In one instance, I was talking to an artist who does workshops with children on writing poetry. He explained that the point isn’t for children to write what others might deem quality poetry or even to take up poetry reading and writing as something that interests them. In the workshop, he and the children go on a journey together of exploring their attitudes towards themselves (he likes to work with the theme of “I am”, for example) and also towards each other – as they share what they have written. The children go through the inevitable experience of being vulnerable – exposing their views, perspective experiences and ideas – that is inherent in the creative process. They have an opportunity to see their classmates in new/different light.
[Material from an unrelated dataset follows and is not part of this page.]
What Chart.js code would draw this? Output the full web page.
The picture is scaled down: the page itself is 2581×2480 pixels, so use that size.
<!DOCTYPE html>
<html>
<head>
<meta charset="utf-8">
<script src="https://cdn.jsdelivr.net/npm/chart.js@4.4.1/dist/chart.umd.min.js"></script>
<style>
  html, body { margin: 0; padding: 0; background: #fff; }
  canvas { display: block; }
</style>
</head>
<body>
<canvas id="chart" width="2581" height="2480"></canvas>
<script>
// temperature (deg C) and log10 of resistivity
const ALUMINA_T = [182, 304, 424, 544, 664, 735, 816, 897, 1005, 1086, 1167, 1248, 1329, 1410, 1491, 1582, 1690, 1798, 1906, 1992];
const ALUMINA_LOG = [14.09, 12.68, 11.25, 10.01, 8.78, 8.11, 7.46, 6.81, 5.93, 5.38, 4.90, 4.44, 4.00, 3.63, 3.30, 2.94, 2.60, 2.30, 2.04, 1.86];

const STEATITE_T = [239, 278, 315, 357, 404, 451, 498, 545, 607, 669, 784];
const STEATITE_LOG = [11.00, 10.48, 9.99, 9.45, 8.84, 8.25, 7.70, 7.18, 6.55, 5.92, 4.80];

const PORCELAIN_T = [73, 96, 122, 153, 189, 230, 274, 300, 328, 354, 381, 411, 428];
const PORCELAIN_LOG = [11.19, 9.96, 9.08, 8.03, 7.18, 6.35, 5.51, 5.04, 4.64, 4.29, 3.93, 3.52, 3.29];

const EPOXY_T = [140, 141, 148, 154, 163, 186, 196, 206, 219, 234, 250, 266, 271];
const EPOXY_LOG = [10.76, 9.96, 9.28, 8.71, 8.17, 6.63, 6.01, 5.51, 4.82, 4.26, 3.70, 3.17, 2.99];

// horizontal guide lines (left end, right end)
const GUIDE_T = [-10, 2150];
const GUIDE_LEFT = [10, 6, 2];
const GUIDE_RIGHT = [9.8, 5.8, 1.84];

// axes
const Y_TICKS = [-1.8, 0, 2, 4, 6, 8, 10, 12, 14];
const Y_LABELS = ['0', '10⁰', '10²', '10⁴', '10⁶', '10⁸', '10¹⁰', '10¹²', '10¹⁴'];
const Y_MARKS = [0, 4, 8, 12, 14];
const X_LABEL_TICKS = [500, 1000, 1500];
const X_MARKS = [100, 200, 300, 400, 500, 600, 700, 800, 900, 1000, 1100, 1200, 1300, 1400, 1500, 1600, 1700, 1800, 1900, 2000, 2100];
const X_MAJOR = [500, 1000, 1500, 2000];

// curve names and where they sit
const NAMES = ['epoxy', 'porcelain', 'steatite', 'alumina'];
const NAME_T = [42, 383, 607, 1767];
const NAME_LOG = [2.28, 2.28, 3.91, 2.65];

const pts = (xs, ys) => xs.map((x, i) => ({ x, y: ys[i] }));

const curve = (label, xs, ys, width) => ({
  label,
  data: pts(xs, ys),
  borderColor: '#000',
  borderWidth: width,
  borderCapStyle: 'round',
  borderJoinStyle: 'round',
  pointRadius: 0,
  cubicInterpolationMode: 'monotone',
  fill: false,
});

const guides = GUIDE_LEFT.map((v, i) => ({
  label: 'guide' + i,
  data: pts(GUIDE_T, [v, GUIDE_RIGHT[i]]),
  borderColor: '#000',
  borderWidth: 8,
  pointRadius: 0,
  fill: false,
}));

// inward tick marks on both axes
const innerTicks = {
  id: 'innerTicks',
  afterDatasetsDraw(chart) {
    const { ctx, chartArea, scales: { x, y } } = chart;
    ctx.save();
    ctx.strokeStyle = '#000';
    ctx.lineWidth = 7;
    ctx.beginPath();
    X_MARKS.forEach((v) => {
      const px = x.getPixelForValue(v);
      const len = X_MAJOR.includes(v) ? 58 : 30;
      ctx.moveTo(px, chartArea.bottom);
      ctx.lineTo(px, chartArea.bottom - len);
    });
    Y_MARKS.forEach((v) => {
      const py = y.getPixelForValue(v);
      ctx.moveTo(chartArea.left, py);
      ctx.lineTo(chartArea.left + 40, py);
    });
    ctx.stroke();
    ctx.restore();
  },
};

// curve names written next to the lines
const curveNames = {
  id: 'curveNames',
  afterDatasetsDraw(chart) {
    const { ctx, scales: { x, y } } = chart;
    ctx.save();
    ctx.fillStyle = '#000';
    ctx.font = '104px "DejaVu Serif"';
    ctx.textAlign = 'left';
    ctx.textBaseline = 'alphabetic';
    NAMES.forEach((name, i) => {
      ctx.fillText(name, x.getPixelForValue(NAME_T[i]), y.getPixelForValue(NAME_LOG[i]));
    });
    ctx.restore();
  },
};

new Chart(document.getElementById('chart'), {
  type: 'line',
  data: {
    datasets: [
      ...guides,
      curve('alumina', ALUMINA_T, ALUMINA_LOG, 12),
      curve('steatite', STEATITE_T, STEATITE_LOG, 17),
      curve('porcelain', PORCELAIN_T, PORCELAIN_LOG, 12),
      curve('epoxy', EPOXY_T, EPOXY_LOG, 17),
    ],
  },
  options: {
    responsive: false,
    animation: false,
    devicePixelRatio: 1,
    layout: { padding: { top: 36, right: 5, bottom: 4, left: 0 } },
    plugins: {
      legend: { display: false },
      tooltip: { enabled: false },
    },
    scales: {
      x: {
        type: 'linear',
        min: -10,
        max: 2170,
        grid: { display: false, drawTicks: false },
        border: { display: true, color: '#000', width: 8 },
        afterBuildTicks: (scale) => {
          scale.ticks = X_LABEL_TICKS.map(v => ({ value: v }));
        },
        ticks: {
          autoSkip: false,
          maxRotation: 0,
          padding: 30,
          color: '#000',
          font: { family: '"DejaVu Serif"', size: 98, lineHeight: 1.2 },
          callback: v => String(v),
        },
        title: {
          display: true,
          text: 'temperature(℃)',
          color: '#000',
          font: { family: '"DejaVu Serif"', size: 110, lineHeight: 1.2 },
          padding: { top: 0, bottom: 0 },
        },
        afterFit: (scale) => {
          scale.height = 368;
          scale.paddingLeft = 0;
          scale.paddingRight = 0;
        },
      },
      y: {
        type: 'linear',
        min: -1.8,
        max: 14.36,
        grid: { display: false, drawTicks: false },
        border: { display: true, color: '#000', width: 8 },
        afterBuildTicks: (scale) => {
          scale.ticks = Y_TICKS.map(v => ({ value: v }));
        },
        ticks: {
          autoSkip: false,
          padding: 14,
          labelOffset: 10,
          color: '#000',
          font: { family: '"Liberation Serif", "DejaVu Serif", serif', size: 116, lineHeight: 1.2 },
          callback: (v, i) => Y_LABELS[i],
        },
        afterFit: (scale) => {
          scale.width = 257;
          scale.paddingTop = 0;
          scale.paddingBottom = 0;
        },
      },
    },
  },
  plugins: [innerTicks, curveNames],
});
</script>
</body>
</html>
Many times, this different way of connecting results in students feeling more kinship with one another, in part because they become inclined to give more attention to what they have in common, rather than focus on their differences.
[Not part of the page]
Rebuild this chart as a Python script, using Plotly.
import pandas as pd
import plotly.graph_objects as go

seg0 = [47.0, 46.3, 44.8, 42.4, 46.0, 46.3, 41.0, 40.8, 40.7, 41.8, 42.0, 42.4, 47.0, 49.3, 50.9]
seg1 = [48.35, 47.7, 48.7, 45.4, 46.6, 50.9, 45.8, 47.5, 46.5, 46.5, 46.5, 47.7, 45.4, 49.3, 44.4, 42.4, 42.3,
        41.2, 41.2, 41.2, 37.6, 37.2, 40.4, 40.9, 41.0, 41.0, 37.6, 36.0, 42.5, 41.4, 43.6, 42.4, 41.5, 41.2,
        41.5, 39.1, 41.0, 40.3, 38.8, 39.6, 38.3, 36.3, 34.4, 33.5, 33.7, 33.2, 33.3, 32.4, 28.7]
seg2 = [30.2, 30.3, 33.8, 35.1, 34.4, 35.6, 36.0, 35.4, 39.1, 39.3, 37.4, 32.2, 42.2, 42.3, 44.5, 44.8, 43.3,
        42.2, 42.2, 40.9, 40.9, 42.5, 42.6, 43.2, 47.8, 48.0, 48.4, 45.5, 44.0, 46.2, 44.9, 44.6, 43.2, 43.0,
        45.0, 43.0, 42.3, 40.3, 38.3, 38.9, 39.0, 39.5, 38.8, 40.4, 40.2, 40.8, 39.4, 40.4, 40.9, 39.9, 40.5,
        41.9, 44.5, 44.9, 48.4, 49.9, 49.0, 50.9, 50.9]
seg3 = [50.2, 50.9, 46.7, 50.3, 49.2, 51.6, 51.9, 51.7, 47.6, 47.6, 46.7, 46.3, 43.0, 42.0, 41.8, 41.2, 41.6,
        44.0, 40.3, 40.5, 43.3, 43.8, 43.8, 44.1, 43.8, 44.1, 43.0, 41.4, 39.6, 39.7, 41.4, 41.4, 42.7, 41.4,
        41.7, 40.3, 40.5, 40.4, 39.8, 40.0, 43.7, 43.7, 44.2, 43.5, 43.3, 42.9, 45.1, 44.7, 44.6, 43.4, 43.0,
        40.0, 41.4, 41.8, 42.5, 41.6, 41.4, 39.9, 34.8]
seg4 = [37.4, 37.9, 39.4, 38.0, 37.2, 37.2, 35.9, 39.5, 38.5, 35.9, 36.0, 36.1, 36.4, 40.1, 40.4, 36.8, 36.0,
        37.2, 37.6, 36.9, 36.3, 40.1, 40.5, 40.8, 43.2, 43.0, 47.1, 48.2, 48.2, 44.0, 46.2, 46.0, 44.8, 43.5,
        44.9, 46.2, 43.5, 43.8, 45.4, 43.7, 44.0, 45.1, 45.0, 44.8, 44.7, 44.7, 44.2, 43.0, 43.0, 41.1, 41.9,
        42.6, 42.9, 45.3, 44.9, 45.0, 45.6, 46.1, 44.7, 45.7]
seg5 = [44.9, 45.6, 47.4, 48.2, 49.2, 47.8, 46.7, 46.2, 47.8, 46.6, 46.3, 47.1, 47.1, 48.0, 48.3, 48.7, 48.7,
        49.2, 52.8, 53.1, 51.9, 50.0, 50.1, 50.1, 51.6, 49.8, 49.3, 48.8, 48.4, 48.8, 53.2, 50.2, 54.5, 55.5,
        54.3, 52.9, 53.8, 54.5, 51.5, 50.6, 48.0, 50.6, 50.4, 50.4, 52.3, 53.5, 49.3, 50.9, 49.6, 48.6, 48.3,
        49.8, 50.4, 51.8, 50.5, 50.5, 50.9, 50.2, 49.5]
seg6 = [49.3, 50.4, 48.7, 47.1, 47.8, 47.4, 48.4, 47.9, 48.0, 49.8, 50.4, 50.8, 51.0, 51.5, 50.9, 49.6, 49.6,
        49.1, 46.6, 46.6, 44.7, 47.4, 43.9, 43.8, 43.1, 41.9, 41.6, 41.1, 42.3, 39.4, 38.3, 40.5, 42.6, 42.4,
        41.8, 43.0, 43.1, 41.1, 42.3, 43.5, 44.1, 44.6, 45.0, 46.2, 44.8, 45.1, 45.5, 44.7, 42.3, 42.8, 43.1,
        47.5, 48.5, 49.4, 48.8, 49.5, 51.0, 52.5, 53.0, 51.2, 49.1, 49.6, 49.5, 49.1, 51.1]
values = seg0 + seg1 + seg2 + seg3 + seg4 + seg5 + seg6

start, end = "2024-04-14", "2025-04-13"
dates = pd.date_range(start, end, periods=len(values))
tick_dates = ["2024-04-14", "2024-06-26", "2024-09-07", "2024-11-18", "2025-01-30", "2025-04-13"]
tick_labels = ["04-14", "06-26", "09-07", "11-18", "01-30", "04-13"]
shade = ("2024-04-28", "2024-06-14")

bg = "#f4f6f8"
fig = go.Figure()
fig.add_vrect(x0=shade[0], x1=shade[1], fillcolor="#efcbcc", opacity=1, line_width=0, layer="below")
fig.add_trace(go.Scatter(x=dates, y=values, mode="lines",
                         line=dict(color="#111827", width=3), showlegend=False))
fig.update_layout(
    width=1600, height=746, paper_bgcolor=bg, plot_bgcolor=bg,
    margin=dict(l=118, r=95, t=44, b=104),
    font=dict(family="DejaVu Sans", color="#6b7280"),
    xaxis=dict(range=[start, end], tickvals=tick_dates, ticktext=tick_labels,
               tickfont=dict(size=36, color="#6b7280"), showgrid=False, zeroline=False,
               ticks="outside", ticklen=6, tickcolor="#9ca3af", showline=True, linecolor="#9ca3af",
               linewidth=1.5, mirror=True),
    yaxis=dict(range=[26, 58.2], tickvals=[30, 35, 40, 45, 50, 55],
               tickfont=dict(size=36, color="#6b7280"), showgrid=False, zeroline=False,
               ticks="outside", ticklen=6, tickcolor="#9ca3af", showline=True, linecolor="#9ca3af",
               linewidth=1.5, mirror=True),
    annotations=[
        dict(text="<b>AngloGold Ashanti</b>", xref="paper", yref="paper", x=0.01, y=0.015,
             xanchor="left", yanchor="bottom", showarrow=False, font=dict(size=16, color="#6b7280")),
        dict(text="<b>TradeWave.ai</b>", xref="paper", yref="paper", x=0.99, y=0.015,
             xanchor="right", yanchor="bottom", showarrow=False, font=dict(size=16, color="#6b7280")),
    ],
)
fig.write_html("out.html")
The other artist explained to me how she and her colleagues had done some work with young people to create a show involving life-size papier-mache puppets. When the program was completed and the show performed, the artists found that the Artistic Director seemed a bit disappointed about the quality of the puppets. To my artist friend, the children did a wonderful job on the puppets and the performance went really well. That the Art Director wanted puppets and performance of a different caliber in and of itself didn’t bother her. What she found frustrating was that the focus on the end result seemed to miss the point of the workshop.
In the journey of making the puppets and creating a performance together, the children developed not simply artistic skills and experience, but relationship skills. In working together to a rise to the occasion of working with unfamiliar tools and creations, individually and collectively their confidence in their abilities to work with the unknown grew; they navigated the territory of teamwork, and they played enthusiastically with their imaginations. They also had a lot of fun.
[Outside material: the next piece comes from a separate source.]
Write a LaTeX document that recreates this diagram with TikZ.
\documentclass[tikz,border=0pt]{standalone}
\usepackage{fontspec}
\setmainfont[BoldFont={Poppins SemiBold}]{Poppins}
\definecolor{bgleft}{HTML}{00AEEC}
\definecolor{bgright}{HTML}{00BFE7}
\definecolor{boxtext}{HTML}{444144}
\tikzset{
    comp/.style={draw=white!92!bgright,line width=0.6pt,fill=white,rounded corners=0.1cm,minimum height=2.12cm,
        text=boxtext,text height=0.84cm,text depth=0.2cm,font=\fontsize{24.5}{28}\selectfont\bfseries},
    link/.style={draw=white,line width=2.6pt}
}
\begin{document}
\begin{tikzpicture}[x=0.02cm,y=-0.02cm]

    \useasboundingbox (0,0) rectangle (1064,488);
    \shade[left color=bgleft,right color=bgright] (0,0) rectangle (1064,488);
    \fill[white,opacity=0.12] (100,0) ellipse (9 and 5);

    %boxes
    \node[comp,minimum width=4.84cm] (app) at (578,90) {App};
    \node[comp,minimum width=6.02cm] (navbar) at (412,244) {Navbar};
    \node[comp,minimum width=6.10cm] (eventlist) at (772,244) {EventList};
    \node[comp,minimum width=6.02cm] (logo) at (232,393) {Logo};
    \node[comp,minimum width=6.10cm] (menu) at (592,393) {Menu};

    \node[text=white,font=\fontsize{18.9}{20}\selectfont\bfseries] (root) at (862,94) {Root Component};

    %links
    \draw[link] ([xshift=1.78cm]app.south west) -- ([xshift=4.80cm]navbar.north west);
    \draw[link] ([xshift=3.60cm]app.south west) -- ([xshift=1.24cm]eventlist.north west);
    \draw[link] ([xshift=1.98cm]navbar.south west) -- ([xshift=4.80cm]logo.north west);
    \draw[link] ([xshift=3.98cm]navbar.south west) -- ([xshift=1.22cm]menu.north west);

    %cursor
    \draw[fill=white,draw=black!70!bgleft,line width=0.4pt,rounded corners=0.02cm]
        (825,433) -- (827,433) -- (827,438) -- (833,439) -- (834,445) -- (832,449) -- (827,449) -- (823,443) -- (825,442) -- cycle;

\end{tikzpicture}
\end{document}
These two perspectives reinforce the story I wrote about in Courage on Stilts the other week. All three steer me to think about how we would do well to expose our children as often as possible to what it means to be a conscious creator. The arts offer us many different and playful ways to do this. The goal is not to find the child or create children who are super talented in the fine arts or in the performing arts. The goal is to grow children who will become adults interested, able and willing to put the effort into nurturing, restorative and regenerative relationship-building.
I am increasingly starting to focus my attention on this aspect of social change because I believe that healthy relationships are the heart of creating better ways of living together. I find myself repeatedly asking: How can we breath life into better ways of living together, if we have no heart?”
Reflection questions: How might we incorporate collaborative artistic endeavors into strengthening our workplaces? If you/your organization sought to integrate healthy relationship building into your projects, how might you design the projects differently?